When octagon announcer Bruce Buffer introduces Frank Mir on Saturday at the HP Pavilion in San Jose, Calif., he’ll precede the heavyweight’s name with six of the same words he’s used 20 times before — “fighting out of Las Vegas, Nev.”
For the first time in Mir’s 12-year career, however, it’s not completely accurate. Mir has spent almost the entire past eight weeks preparing for UFC on Fox 7 co-main event opponent Daniel Cormier in Albuquerque, N.M., with trainer Greg Jackson’s team.
“But I was born and raised in Vegas,” Mir said. “I’ll keep that homage.”
Mir’s family remains in Las Vegas and he still calls the valley home. He traveled back frequently during the Cormier camp and planned to take the same approach going forward.
It’s just that the personal gym he built in North Las Vegas won’t get as much use anymore — not for Mir at least. The 33-year-old is planning to get ready for his fights at Jackson’s gym for the foreseeable future.
It’s a byproduct of how he felt about the experience training for Cormier, which Mir said exceeded all of his expectations.
“Having a bigger depth of talent to work with in the gym every day and bouncing ideas off of them was great,” Mir said. “Misery enjoys company, and having all these other world-class fighters in the gym made it all go a little faster.”
There are training session when Mir spars with current UFC light heavyweight champion Jon Jones, former heavyweight champion Andrei Arlovski and No. 10 ranked heavyweight Travis Browne on the same day.
“And having guys like Donald Cerrone sitting outside of the cage when I’m with those guys and giving me pointers and tips was a great help,” Mir said. “Everyone, in my eyes, was a great help.”
Mir knew it was the type of attention he needed going into a bout that featured an opponent as skilled as Cormier. After spending the better part of a decade as an Olympic wrestler, Cormier transitioned to mixed martial arts with sterling results.
He’s won all eight of his bouts, five by stoppage, and captured the Strikeforce heavyweight title. Cormier called out Mir, whom he was supposed to fight last year before an injury derailed the plans, after his last victory.
Cormier, a minus-400 (risking $4 to win $1 favorite), has stayed confident when addressing Mir before the fight.
“There are only select individuals who can take the beatings. Frank has and still continues to be the way he is,” Cormier said on a conference call last week.
Mir was confused by that remark. He feels like his credentials as a former heavyweight champion speak for themselves and don’t need to be validated.
But, at the same time, Mir thought Cormier might have been praising him.
“I’ve had adversity throughout my career, and I think it’s a compliment that I’ve continued to persevere and I’m still here,” Mir said.

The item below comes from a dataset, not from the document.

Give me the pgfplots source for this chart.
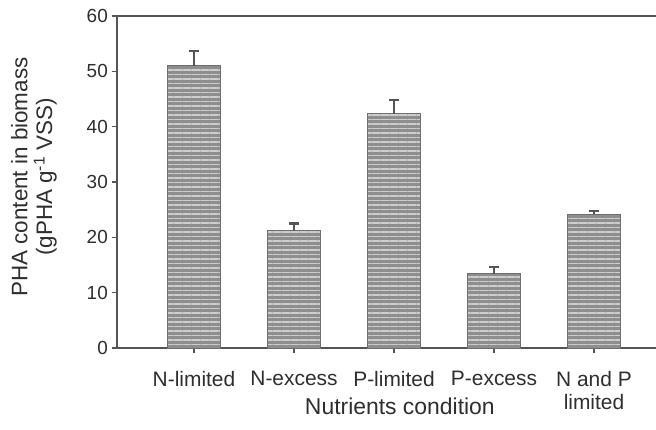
\documentclass[border=0pt]{standalone}
\usepackage{fontspec}
\setmainfont{Liberation Sans}
\usepackage{pgfplots}
\pgfplotsset{compat=1.18}
\usetikzlibrary{patterns.meta}
\definecolor{axcol}{HTML}{555555}
\definecolor{txt}{HTML}{2E2E2E}
\definecolor{barfill}{HTML}{8E8E8E}
\definecolor{stripe}{HTML}{CDCDCD}
\definecolor{barline}{HTML}{6E6E6E}
\begin{document}
\begin{tikzpicture}
\begin{axis}[
  name=ax,
  scale only axis,
  width=545bp, height=332bp,
  xmin=-0.77, xmax=4.68,
  ymin=0, ymax=60,
  ytick={0,10,...,60},
  xtick={0,1,2,3,4},
  xticklabels={N-limited, N-excess, P-limited, P-excess, {N and P\\limited}},
  axis line style={axcol, line width=2bp},
  tick style={axcol, line width=1.5bp},
  major tick length=5bp,
  tick align=outside,
  xtick pos=bottom, ytick pos=left,
  /pgf/number format/assume math mode=true,
  yticklabel style={font=\fontsize{19}{19}\selectfont, text=txt, inner sep=0pt, anchor=east, xshift=-4bp},
  xticklabel style={font=\fontsize{21}{23}\selectfont, text=txt, align=center, inner sep=0pt, anchor=north, yshift=-18bp},
  xlabel={Nutrients condition},
  xlabel style={font=\fontsize{23}{23}\selectfont, text=txt, at={(rel axis cs:0.519,-0.2018)}, anchor=base, inner sep=0pt},
  ylabel={PHA content in biomass\\(gPHA g\textsuperscript{-1} VSS)},
  ylabel style={font=\fontsize{22.5}{25}\selectfont, text=txt, align=center, at={(rel axis cs:-0.110,0.515)}, anchor=south, inner sep=0pt},
]
\addplot[ybar, bar width=53bp, fill=barfill, draw=barline, line width=1bp,
  postaction={pattern={Lines[angle=0,distance=4.5bp,line width=1.3bp]}, pattern color=stripe},
  error bars/.cd, y dir=plus, y explicit,
  error bar style={line width=2bp, draw=axcol},
  error mark options={rotate=90, mark size=5bp, line width=2bp, draw=axcol}]
coordinates {
  (0,51.0) +- (0,2.6)
  (1,21.2) +- (0,1.3)
  (2,42.3) +- (0,2.6)
  (3,13.4) +- (0,1.2)
  (4,24.2) +- (0,0.6)
};
\end{axis}
\pgfresetboundingbox
\path[use as bounding box] ([xshift=-117bp,yshift=-82bp]ax.south west) rectangle ([xshift=-6bp,yshift=16bp]ax.north east);
\end{tikzpicture}
\end{document}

Perseverance is what landed Mir in Albuquerque. After getting knocked out by Junior dos Santos in the second round of his last fight at UFC 146, Mir re-evaluated everything in his career.
He thought a training change was in order. The 600-mile journey east started as a trial.
But now Mir’s committed.
“It will be a permanent move,” Mir said. “I very much enjoyed it down there. I thought the preparation for the fight was the best I had ever done. Regardless of the outcome — I think a lot of people would say, if I lose I wouldn’t consider the move to be justified, but I don’t agree — it was a great experience and I’ll be back to do it again.”